I'm tired. I don't want to play these mind games anymore. It's affecting other people and seeping out of the PM windows.
Clarity is what you wanted and I gave it to you--I told you how I felt, what I wanted, and so on. And you ended up laughing at me.
Tinapay naman eh...I just had to tell Martin that, huh? No no, walang BOYFRIEND--pero I was liking someone else. Not exactly kapalit mo. Just someone to look at. You have elevated to another level of affection, duh, and besides...I was upset about your non-imaginary date PAANO KUNG KAYO NA PALA?! :( but I can't be upset diba? But I am. Picture picture pa eh. That is not cheating, you see, because I don't have any one to cheat on. Then you ask me to add you again. Ang labo mo. Grabe. And it's not lying either. Telling you I lied is a lie because I don't want you to speculate dishonesty.
This is me. I'm not perfect--dont change me, please. You're not my parent, you're my peer! You help me change--that's what friends are for. And if you think that I'm not worth loving, then I guess...you wouldn't be too. Mind you, I called you late at night because I got home late and I called you again because when you did pick up my call, you didn't answer; all I said was hello? HELLO? HELLO? Nakakatanga diba? Sino ba namang hindi magagalit dun? And I keep on running after you because I know I keep on messing up.
Mind you, the only reason why I made so much calls before--ha ha 99 you tell some, then 100 the others, 50 to some--was because Camille kept diverting my calls to YOUR LANDLINE. Duhhhh. Oh pffsh, ano ka ba, I like talking to her na nga; best friends na nga kami ha ha ha ha ha ha. And because I want to talk to you--aren't you tired of typing too?

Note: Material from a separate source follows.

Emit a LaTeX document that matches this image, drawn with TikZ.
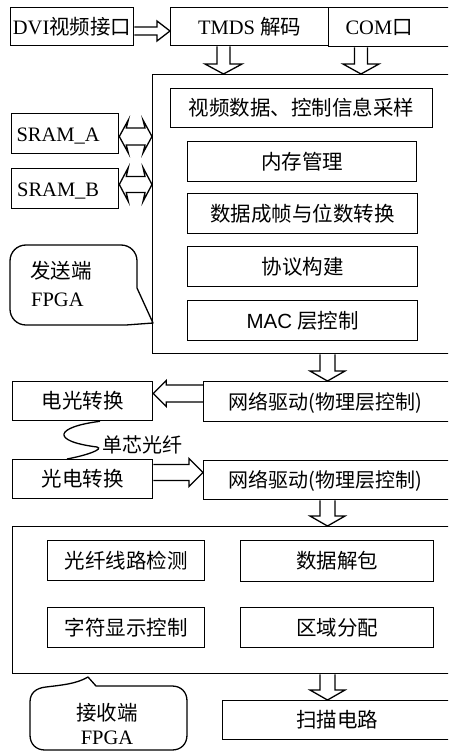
\documentclass[tikz,border=0pt]{standalone}
\usepackage{fontspec}
\setmainfont{Liberation Serif}
\newfontfamily\cjk{Noto Sans CJK SC}
\newfontfamily\sansf{Liberation Sans}
\usetikzlibrary{calc}

\tikzset{
  box/.style={draw, line width=1.3pt, inner sep=0pt, anchor=north west, text height=17pt, text depth=2pt},
  harrow/.style={draw, line width=1.3pt, line join=miter},
  bubble/.style={draw, line width=1.3pt, line join=round},
  fibre/.style={draw, line width=1.3pt},
  txt/.style={inner sep=0pt}
}

\newcommand\bx[6]{\node[box, minimum width={(#4-#2)*1pt}, minimum height={(#5-#3)*1pt}] (#1) at (#2,#3) {#6};}

% downward hollow arrow: x, source, target, shaft half, head half
\newcommand\arrdown[5]{\draw[harrow] let \p1=(#2.south), \p2=(#3.north) in
  (#1pt-#4pt,\y1) -- (#1pt-#4pt,\y2+10pt) -- (#1pt-#5pt,\y2+10pt) -- (#1pt,\y2)
  -- (#1pt+#5pt,\y2+10pt) -- (#1pt+#4pt,\y2+10pt) -- (#1pt+#4pt,\y1);}
% rightward hollow arrow: y, source, target, shaft half, head half, head length
\newcommand\arrright[6]{\draw[harrow] let \p1=(#2.east), \p2=(#3.west) in
  (\x1,-#1pt+#4pt) -- (\x2-#6pt,-#1pt+#4pt) -- (\x2-#6pt,-#1pt+#5pt) -- (\x2,-#1pt)
  -- (\x2-#6pt,-#1pt-#5pt) -- (\x2-#6pt,-#1pt-#4pt) -- (\x1,-#1pt-#4pt);}
% leftward hollow arrow: y, source (right), target (left), shaft half, head half, head length
\newcommand\arrleft[6]{\draw[harrow] let \p1=(#2.west), \p2=(#3.east) in
  (\x1,-#1pt+#4pt) -- (\x2+#6pt,-#1pt+#4pt) -- (\x2+#6pt,-#1pt+#5pt) -- (\x2,-#1pt)
  -- (\x2+#6pt,-#1pt-#5pt) -- (\x2+#6pt,-#1pt-#4pt) -- (\x1,-#1pt-#4pt);}
% two-headed hollow arrow: y, left node, right node, shaft half, head half, head length
\newcommand\arrboth[6]{\draw[harrow] let \p1=(#2.east), \p2=(#3.west) in
  (\x1,-#1pt) -- (\x1+#6pt,-#1pt+#5pt) -- (\x1+#6pt-2pt,-#1pt+#4pt) -- (\x2-#6pt+2pt,-#1pt+#4pt)
  -- (\x2-#6pt,-#1pt+#5pt) -- (\x2,-#1pt) -- (\x2-#6pt,-#1pt-#5pt) -- (\x2-#6pt+2pt,-#1pt-#4pt)
  -- (\x1+#6pt-2pt,-#1pt-#4pt) -- (\x1+#6pt,-#1pt-#5pt) -- cycle;}

\begin{document}
\begin{tikzpicture}[x=1pt, y=-1pt, font=\fontsize{20.5}{24}\selectfont]
\useasboundingbox (0,0) rectangle (448,753);
\clip (0,0) rectangle (448,753);

% ---- sender side ----
\bx{dvi}{10}{7}{133}{45}{DVI{\cjk 视频接口}}
\bx{tmds}{170}{7}{328}{45}{TMDS {\cjk 解码}}
\bx{com}{328}{7}{451}{46}{\hspace*{-22pt}COM{\cjk 口}}
\bx{big}{152}{74}{451}{353}{}
\bx{s1}{170}{88}{432}{127}{\cjk 视频数据、控制信息采样}
\bx{s2}{187}{141}{416}{181}{\cjk 内存管理}
\bx{s3}{187}{193}{417}{233}{\cjk 数据成帧与位数转换}
\bx{s4}{187}{246}{417}{286}{\cjk 协议构建}
\bx{s5}{187}{300}{417}{340}{{\sansf MAC} {\cjk 层控制}}
\bx{srama}{11}{113}{118}{153}{\hspace*{-14pt}SRAM\_A}
\bx{sramb}{11}{168}{118}{208}{\hspace*{-14pt}SRAM\_B}

% ---- link ----
\bx{nd1}{203}{381}{451}{421}{\hspace*{-4pt}\fontsize{20}{24}\selectfont\cjk 网络驱动(物理层控制)}
\bx{eo}{12}{381}{152}{420}{\cjk 电光转换}
\bx{oe}{12}{459}{152}{498}{\cjk 光电转换}
\bx{nd2}{203}{460}{451}{499}{\hspace*{-4pt}\fontsize{20}{24}\selectfont\cjk 网络驱动(物理层控制)}

% ---- receiver side ----
\bx{recv}{12}{526}{451}{673}{}
\bx{r1}{47}{540}{204}{580}{\cjk 光纤线路检测}
\bx{r2}{240}{540}{433}{581}{\cjk 数据解包}
\bx{r3}{47}{607}{204}{647}{\cjk 字符显示控制}
\bx{r4}{240}{607}{433}{647}{\cjk 区域分配}
\bx{scan}{222}{700}{451}{739}{\cjk 扫描电路}

% ---- hollow arrows ----
\arrright{31}{dvi}{tmds}{4}{10}{13}
\arrdown{223.5}{tmds}{big}{6.5}{18.5}
\arrdown{361}{com}{big}{6.5}{18}
\arrboth{136.5}{srama}{big}{8.5}{16.5}{9}
\arrboth{184.5}{sramb}{big}{8}{17}{9}
\arrdown{327.5}{big}{nd1}{7.5}{17.5}
\arrleft{393.5}{nd1}{eo}{8.5}{13}{13}
\arrright{472.5}{oe}{nd2}{8}{14}{14}
\arrdown{327.5}{nd2}{recv}{7.5}{17.5}
\arrdown{327.5}{recv}{scan}{7.5}{17.5}

% ---- single-core fibre ----
\draw[fibre] ($(eo.south west)+(88,0)$) .. controls (55,427) and (50,441) .. (97,447)
  .. controls (104,449) and (88,455) .. ($(oe.north west)+(55,0)$);
\node[txt, anchor=west] (fib) at (102,445) {\fontsize{20}{24}\selectfont\cjk 单芯光纤};

% ---- sender bubble ----
\draw[bubble] (153,323) -- (126,325) -- (26,325) .. controls (17,325) and (10,318) .. (10,309)
  -- (10,261) .. controls (10,252) and (17,245) .. (26,245) -- (121,245)
  .. controls (130,245) and (137,252) .. (137,261) -- (137,288) -- cycle;
\node[txt, anchor=base west] (sendt1) at (30,278) {\cjk 发送端};
\node[txt, anchor=base west] (sendt2) at (31,306) {FPGA};

% ---- receiver bubble ----
\draw[bubble] (88,677) -- (96,686) -- (172,686) .. controls (181,686) and (187,692) .. (187,701)
  -- (187,735) .. controls (187,744) and (181,750) .. (172,750) -- (45,750)
  .. controls (36,750) and (30,744) .. (30,735) -- (30,702)
  .. controls (30,693) and (36,688) .. (46,687) .. controls (62,685) and (76,684) .. cycle;
\node[txt, anchor=base] (recvt1) at (107,720) {\cjk 接收端};
\node[txt, anchor=base] (recvt2) at (107,744) {FPGA};
\end{tikzpicture}
\end{document}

Why I want to talk to you FACE TO FACE is because I'm tired of talking to pixels already. Feeling mo naman if you think you're supposed to be scared--hahaha--Mr. Pogi in space...kailan ka bababa?
I'm not playing with you. It's just that your anger is tiring. It's often and familiar to me already--no longer alarming. Save your anger and save my tears for times like this--when it's really really unbearable already.
What I want doesn't matter. It's what you do that does--and this time, make it happen. I'm tired of rowing the boat already with your directions and when I followed my own, you laughed at me. That's just...great.
Clear enough?
Oh, and weakening my defenses by acting so nice--very strange; see? I do know you. Bwa ha ha. Yes, YOU and your lies.
Don't seek revenge for it will seek me by itself--I don't want you to be the cause of my misery because I'd have some one to blame other than myself.